The new cameras are mobile and can be moved and set up quickly in many locations.

Victoria Police has started using futuristic new traffic cameras to nab drivers who text, talk or tweet on mobile phones. They will also capture people not wearing seatbelts, or those applying make-up or eating while driving.

Camera operators can zoom in and snap offending drivers from 700m away - long before motorists spot the camera. Mobile phone users caught by the hi-tech traffic cameras will be hit with a $433 fine and get four demerit points.

Top traffic cop Robert Hill yesterday confirmed the new hi-tech cameras will be out in force from today in what will be Victoria Police’s longest and biggest ever Easter road blitz. “We received the technology last week. We have trained our members and we are now deploying the technology across Victoria,” he told the Herald Sun.

Speeding, drink, drug and distracted drivers will be busted by thousands of police on patrol and hundreds of fixed and mobile traffic cameras during the record Easter blitz. Assistant Commissioner Hill said the new cameras to tackle driver distraction were a welcome addition to the arsenal of other detection devices that will be used during the Easter crackdown, which will run for 13 days from today.

Because the new cameras are mobile they can be moved and set up quickly in many locations - so motorists never know where or when they will pop up. “I drive the Monash Freeway to and from work and what I see in congested traffic are people taking their eyes off the road, being distracted and looking at their mobile phones,” assistant commissioner Hill said.

“This new piece of technology is a way of combating that. With these cameras we can see from 700m away who is distracted and who is not concentrating.
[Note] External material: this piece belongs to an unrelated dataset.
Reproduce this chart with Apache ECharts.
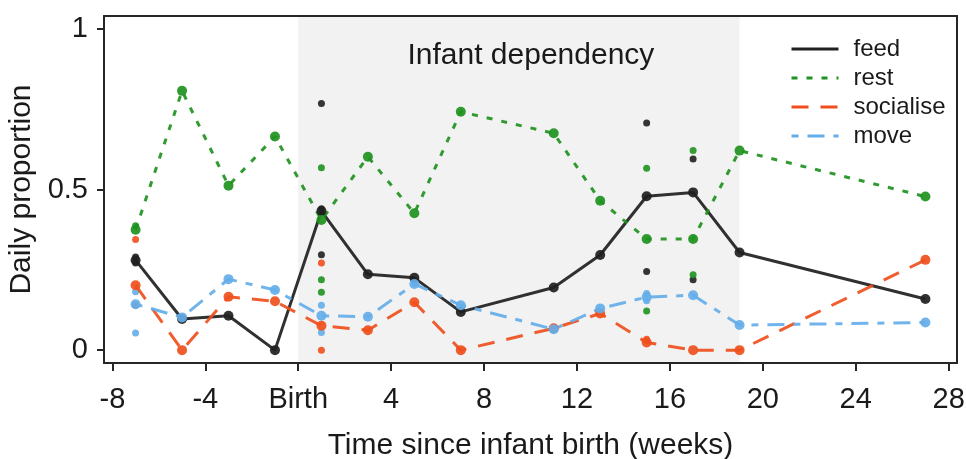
<!DOCTYPE html>
<html>
<head>
<meta charset="utf-8">
<script src="https://cdn.jsdelivr.net/npm/echarts@6/dist/echarts.min.js"></script>
<style>
  html, body { margin: 0; padding: 0; background: #fff; }
  #chart { width: 966px; height: 459px; }
</style>
</head>
<body>
<div id="chart"></div>
<script>
// weeks relative to infant birth
var weeks = [-7, -5, -3, -1, 1, 3, 5, 7, 11, 13, 15, 17, 19, 27]
var xTicks = [-8, -4, 0, 4, 8, 12, 16, 20, 24, 28]
var yTicks = [0, 0.5, 1]

// weekly values (line points)
var feed = [0.28, 0.097, 0.107, 0, 0.433, 0.236, 0.225, 0.119, 0.195, 0.296, 0.479, 0.491, 0.304, 0.159]
var rest = [0.375, 0.807, 0.512, 0.665, 0.405, 0.602, 0.426, 0.742, 0.675, 0.465, 0.346, 0.346, 0.621, 0.478]
var socialise = [0.202, 0, 0.166, 0.152, 0.076, 0.062, 0.149, 0, 0.068, 0.114, 0.024, 0, 0, 0.281]
var move = [0.143, 0.102, 0.221, 0.187, 0.107, 0.104, 0.206, 0.14, 0.065, 0.13, 0.165, 0.171, 0.078, 0.086]

// single days [week, value]
var feedDays = [[-7, 0.29], [-7, 0.271], [1, 0.768], [1, 0.44], [1, 0.297], [15, 0.707], [15, 0.245], [17, 0.595], [17, 0.219]]
var restDays = [[-7, 0.387], [1, 0.568], [1, 0.219], [1, 0.18], [15, 0.566], [15, 0.122], [17, 0.621], [17, 0.235]]
var socialiseDays = [[-7, 0.344], [-7, 0.14], [1, 0.271], [1, 0], [15, 0.034]]
var moveDays = [[-7, 0.182], [-7, 0.053], [1, 0.14], [1, 0.055], [15, 0.176], [15, 0.154]]

var dependency = [0, 19]

var font = "'Liberation Sans', Arial, Helvetica, sans-serif"
var ink = '#1a1a1a'

var cFeed = '#202020'
var cRest = '#1f921f'
var cSoc = '#ef4f1c'
var cMove = '#64aee9'

var dashRest = [6, 9]
var dashSoc = [17, 12]
var dashMove = [7, 9, 17, 9]

function pairs(ys) {
  return weeks.map(function (w, i) { return [w, ys[i]] })
}

function lineSeries(name, ys, color, type) {
  return {
    name: name,
    type: 'line',
    data: pairs(ys),
    symbol: 'circle',
    symbolSize: 10,
    z: 4,
    itemStyle: { color: color, opacity: 0.92 },
    lineStyle: { color: color, width: 3, type: type, opacity: 0.92 }
  }
}

function daySeries(name, pts, color) {
  return {
    name: name + ' days',
    type: 'scatter',
    data: pts,
    symbol: 'circle',
    symbolSize: 7,
    z: 3,
    itemStyle: { color: color, opacity: 0.9 }
  }
}

function legendItem(name, color, type) {
  return { name: name, lineStyle: { color: color, width: 3, type: type, opacity: 1 } }
}

var frame = { show: true, onZero: false, lineStyle: { color: '#262626', width: 2 } }

var chart = echarts.init(document.getElementById('chart'))

var feedLine = lineSeries('feed', feed, cFeed, 'solid')
// shaded infant dependency period
feedLine.markArea = {
  silent: true,
  itemStyle: { color: '#f2f2f2' },
  label: {
    show: true,
    position: 'insideTop',
    distance: 25,
    offset: [12, 0],
    formatter: 'Infant dependency',
    fontFamily: font,
    fontSize: 30,
    color: ink
  },
  data: [[{ xAxis: dependency[0] }, { xAxis: dependency[1] }]]
}

chart.setOption({
  animation: false,
  backgroundColor: '#fff',
  textStyle: { fontFamily: font },
  grid: { left: 104, right: 9, top: 16, bottom: 96, containLabel: false, outerBoundsMode: 'none' },
  legend: {
    data: [
      legendItem('feed', cFeed, 'solid'),
      legendItem('rest', cRest, dashRest),
      legendItem('socialise', cSoc, dashSoc),
      legendItem('move', cMove, dashMove)
    ],
    orient: 'vertical',
    left: 785,
    top: 32,
    itemWidth: 47,
    itemHeight: 14,
    itemGap: 5,
    itemStyle: { opacity: 0 },
    textStyle: { fontFamily: font, fontSize: 24, color: ink, padding: [0, 0, 0, 10] }
  },
  xAxis: [{
    type: 'value',
    min: -8.36,
    max: 28.36,
    z: 10,
    name: 'Time since infant birth (weeks)',
    nameLocation: 'middle',
    nameGap: 68,
    nameTextStyle: { fontFamily: font, fontSize: 30, color: ink },
    axisLine: frame,
    axisTick: { show: true, length: 8, customValues: xTicks, lineStyle: { color: '#262626', width: 2 } },
    axisLabel: {
      customValues: xTicks,
      margin: 22,
      fontFamily: font,
      fontSize: 29,
      color: ink,
      formatter: function (v) { return v === 0 ? 'Birth' : String(v) }
    },
    splitLine: { show: false }
  }, {
    type: 'value',
    position: 'top',
    min: -8.36,
    max: 28.36,
    z: 10,
    axisLine: frame,
    axisTick: { show: false },
    axisLabel: { show: false },
    splitLine: { show: false }
  }],
  yAxis: [{
    type: 'value',
    min: -0.04,
    max: 1.04,
    z: 10,
    name: 'Daily proportion',
    nameLocation: 'middle',
    nameGap: 56,
    nameTextStyle: { fontFamily: font, fontSize: 30, color: ink },
    axisLine: frame,
    axisTick: { show: true, length: 7, customValues: yTicks, lineStyle: { color: '#262626', width: 2 } },
    axisLabel: { customValues: yTicks, margin: 16, fontFamily: font, fontSize: 29, color: ink },
    splitLine: { show: false }
  }, {
    type: 'value',
    position: 'right',
    min: -0.04,
    max: 1.04,
    z: 10,
    axisLine: frame,
    axisTick: { show: false },
    axisLabel: { show: false },
    splitLine: { show: false }
  }],
  series: [
    daySeries('feed', feedDays, cFeed),
    daySeries('rest', restDays, cRest),
    daySeries('socialise', socialiseDays, cSoc),
    daySeries('move', moveDays, cMove),
    feedLine,
    lineSeries('rest', rest, cRest, dashRest),
    lineSeries('socialise', socialise, cSoc, dashSoc),
    lineSeries('move', move, cMove, dashMove)
  ]
})
</script>
</body>
</html>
“We can see them before they can see us. We don’t need to actually see them holding their mobile phone for them to be breaching the road rules.

“So if someone is clearly distracted by taking their eyes off the road and looking at their mobile phone on their lap, whether it be texting or whatever, they could still be infringed for offences such as using a hand held mobile phone while driving, careless driving or failing to have proper control of a vehicle.”